IDW Publishing 2015
Written by Chris Ryall
Penciled by Tony Akins
Inked by John Livesay & Bob Wiacek
Coloured by Leonard O’Grady
Across the pond audiences have thrilled to the televised version of Dirk Gently and they certainly know how to embody the works of literary greats like Douglas Adams and thanks to Chris the entire world now has the opportunity to revel in the offbeat adventures anew. There’s something inherently fun about the bumbling detective who seems to be able to use this holistic approach to get the job done seemingly through one accidental encounter after another and Chris’ grasp of Adams work and this character shine here.

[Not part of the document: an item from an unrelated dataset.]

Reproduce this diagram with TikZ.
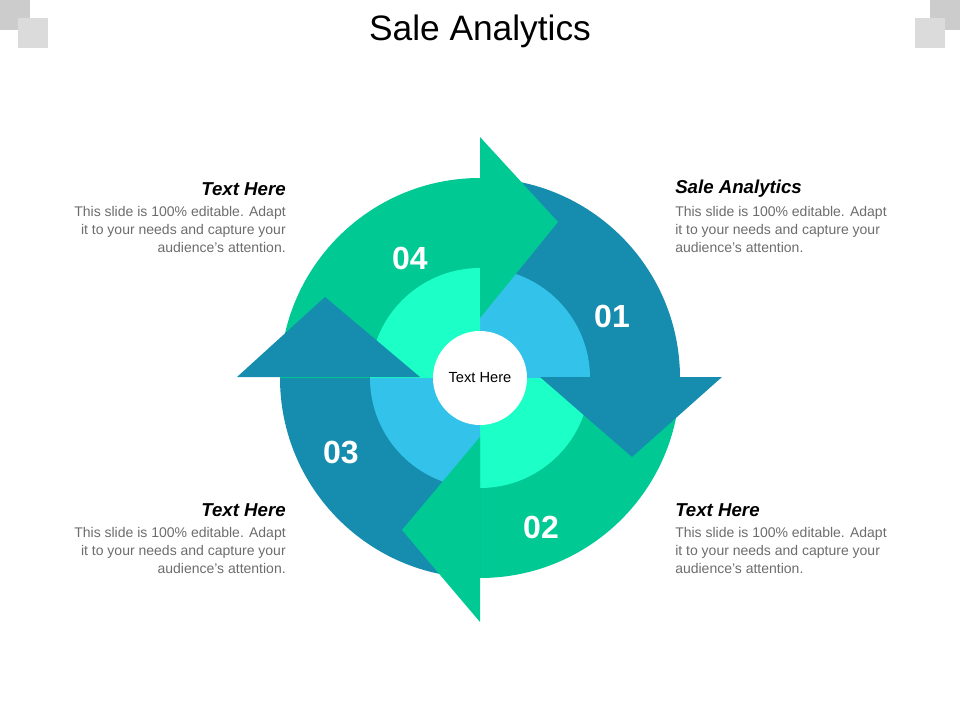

Tonya accompanies Dirk through a tour of San Diego and as the two talk and Dirk speaks out loud about the area and it’s significance the people around them make the assumption that he’s one of those new walking tour guides. I love how the whole tour that isn’t becomes one and Dirk actually manages to make money in a rare occurrence. The whole tour he takes everybody on is kind of essential to understanding his way of thinking and how he tries to put all the pieces of the puzzle together. Chris manages to make this happenstance, or impromptu, tour into something quite instrumental in Dirk’s investigation and it’s done in such a way that you find yourself laughing and enjoying the sheer brilliant absurdity of it.
The tour leads the group to the Natural History Museum where Tonya is supposed to play the Ahktenkhamen Gala. Outside the Museum they meet two seemingly young men, Craig and Hote, and inadvertently involve them in the tour and the pair decide to tag along. I love the ingenuity here as people from the tour now with the two young men take on a Party Bus and peddle themselves to the Hotel Del for a party. Ya know these people have no idea what’s going on but honestly had I been there I would have loved to a part of this group. tour and party because this kind of thing happens once in a lifetime and it’s all through a series of misunderstandings that well holds up thanks to Dirk’s uncanny useless knowledge.
So how does Dirk’s tour and what happened in the Museum with the Ahktenkhamen well you have to read the story to find out. What I do love about this part of the story though is that the staff want the exhibit to open without incident and are willing to hush things up and claim that a gas leak caused a minor setback but the exhibit would open on schedule. The things that people do to avoid bad press and to lose face/money are remarkable. After kind of convincing the SDPD that all is well along comes Kate Schechter with the C.I.A., she’s a little gung ho and something about her kind of rubs ya in weird way. Something is up with her and it isn’t exactly Kosher.
Don’t forget the two serial killer’s or wannabe’s or whatever the psychopathic couple are because they haven’t been forgotten about either.
Folks this is why we read comics and why we seek out books from IDW and other companies because it’s fun, interesting and all kinds of unexpected goodness. Tony and company manage to really bring this to life and give the characters a visual personality so that even in the crowd of onlookers you get a sense of who people are and then there’s Dirk and his facial expressions and his look in general that you get this whole personality package just by looking at him, almost like Adams had Don Knotts in mind as this bumbling, bungling detective with his own flair and smarts who ends up being a hero.
Quirky, upbeat and completely different it’s a guaranteed good time.